■ **Goal**: Retype word for word the first line of the listing and each line after it up to the line with "import numpy as np", with the pictures taken out.

====================

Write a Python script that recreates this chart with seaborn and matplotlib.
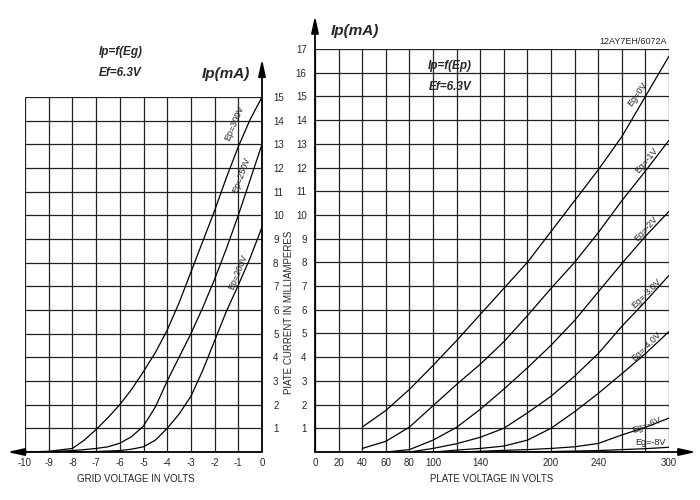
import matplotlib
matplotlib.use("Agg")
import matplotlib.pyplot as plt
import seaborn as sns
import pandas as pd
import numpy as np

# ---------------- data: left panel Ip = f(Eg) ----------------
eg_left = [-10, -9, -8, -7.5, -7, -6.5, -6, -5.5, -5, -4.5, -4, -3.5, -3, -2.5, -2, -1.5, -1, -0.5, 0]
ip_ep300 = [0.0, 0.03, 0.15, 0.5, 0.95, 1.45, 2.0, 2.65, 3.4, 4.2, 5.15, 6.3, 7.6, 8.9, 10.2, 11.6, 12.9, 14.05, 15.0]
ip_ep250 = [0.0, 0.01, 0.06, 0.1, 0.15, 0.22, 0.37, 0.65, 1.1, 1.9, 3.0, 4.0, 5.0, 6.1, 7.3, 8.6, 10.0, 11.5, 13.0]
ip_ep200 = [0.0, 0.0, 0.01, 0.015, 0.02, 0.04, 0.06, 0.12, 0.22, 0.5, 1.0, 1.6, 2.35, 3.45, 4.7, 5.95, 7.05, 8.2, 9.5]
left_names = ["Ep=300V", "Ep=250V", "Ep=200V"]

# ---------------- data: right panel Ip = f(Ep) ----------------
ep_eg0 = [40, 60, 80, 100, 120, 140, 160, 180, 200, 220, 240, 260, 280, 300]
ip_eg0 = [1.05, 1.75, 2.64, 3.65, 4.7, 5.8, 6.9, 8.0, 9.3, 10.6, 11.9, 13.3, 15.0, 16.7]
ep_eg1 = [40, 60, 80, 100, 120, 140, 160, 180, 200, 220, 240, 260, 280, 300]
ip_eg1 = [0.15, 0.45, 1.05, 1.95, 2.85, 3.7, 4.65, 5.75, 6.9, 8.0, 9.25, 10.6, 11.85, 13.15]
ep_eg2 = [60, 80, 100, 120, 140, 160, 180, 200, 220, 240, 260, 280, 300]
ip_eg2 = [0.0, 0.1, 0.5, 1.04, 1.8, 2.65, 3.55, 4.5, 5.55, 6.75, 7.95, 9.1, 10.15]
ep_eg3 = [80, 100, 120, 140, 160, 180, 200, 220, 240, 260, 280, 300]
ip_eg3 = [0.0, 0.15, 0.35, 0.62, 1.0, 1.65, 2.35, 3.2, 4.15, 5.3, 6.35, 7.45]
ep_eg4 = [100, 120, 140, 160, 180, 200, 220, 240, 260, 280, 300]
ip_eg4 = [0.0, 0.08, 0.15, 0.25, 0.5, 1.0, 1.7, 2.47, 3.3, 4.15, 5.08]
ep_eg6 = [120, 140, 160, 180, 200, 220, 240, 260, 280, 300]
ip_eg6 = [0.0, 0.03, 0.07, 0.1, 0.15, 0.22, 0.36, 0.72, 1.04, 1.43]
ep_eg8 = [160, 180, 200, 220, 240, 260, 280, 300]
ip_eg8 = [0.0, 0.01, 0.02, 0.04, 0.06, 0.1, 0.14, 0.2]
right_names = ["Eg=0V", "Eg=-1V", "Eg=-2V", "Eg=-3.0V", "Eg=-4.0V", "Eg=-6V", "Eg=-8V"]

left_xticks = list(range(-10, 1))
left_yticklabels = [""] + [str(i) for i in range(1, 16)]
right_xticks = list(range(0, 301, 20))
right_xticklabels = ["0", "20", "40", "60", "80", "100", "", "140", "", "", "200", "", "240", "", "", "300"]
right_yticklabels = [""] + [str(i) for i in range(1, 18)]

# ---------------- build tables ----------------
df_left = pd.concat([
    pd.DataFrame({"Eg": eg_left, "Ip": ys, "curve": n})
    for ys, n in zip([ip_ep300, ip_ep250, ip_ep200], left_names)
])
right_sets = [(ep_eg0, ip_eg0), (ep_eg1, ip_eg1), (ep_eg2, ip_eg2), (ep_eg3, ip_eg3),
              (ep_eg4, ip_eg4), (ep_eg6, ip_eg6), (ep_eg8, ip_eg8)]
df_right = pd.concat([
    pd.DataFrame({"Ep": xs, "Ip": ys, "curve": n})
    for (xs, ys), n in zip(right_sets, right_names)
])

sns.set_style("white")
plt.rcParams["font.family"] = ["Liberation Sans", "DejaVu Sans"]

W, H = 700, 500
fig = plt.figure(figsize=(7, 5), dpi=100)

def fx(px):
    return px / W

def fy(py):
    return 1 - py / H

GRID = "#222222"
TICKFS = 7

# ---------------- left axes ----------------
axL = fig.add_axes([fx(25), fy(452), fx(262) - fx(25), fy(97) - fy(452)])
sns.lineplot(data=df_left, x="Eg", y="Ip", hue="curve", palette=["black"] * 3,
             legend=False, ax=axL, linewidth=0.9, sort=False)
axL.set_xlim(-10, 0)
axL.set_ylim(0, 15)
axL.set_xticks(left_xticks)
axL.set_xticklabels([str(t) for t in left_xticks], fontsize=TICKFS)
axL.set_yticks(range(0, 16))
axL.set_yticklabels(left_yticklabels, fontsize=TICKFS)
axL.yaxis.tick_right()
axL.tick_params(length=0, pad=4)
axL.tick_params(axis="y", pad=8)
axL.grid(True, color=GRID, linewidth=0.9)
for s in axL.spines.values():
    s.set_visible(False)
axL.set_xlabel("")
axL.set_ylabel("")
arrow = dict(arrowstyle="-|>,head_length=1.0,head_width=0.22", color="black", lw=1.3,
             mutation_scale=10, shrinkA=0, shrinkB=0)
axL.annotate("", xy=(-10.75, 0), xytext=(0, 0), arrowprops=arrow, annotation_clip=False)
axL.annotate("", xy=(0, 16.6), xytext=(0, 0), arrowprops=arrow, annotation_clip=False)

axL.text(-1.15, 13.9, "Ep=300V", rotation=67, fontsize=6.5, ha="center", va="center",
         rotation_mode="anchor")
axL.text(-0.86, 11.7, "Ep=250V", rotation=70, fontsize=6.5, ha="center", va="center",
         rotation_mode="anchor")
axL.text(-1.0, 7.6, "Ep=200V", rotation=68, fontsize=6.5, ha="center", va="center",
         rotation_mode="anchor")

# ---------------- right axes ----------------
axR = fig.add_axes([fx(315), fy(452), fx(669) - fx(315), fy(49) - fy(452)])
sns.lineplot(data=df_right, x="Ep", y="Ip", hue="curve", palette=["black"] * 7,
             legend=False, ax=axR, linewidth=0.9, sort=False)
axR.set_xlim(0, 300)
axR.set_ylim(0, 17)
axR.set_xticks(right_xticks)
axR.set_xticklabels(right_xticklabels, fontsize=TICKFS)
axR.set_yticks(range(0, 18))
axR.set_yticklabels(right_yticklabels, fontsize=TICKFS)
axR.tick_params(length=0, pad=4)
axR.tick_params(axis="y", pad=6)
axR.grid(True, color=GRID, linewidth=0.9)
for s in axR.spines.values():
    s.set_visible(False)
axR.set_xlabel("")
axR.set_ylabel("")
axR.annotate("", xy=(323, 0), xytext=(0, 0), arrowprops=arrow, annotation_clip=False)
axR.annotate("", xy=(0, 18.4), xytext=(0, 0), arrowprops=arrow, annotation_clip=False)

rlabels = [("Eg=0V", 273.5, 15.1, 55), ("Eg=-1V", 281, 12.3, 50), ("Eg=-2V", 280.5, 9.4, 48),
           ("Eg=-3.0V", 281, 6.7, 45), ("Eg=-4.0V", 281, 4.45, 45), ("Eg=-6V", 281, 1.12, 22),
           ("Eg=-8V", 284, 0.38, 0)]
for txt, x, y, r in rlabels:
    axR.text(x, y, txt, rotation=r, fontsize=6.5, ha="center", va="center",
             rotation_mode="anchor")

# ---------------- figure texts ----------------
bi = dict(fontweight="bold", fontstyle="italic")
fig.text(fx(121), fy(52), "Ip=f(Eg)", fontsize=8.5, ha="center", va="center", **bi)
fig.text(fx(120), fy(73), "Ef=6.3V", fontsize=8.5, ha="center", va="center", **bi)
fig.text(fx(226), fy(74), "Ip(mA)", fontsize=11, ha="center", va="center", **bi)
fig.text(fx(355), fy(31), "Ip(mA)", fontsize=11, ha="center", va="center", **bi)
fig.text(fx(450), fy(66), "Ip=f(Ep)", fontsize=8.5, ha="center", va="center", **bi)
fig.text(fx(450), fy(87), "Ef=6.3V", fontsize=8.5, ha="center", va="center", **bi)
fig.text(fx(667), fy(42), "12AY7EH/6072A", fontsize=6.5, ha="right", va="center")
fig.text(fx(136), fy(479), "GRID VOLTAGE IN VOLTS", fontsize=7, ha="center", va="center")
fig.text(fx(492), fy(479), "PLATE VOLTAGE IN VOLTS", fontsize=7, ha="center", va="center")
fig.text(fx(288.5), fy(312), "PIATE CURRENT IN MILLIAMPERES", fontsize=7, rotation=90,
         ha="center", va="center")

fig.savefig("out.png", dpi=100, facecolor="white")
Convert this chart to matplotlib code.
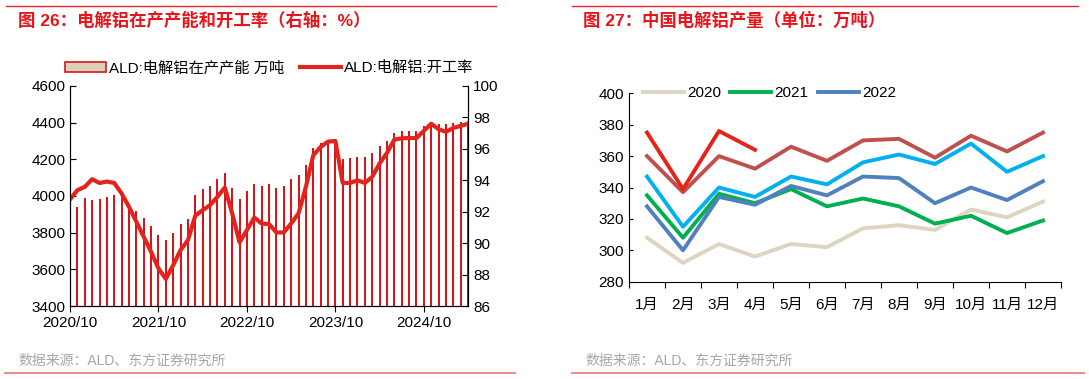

====================

■ **Solved problem**:
Write a Python script that recreates this chart with seaborn and matplotlib.
import matplotlib
matplotlib.use("Agg")
import matplotlib.pyplot as plt
import seaborn as sns
import pandas as pd
import numpy as np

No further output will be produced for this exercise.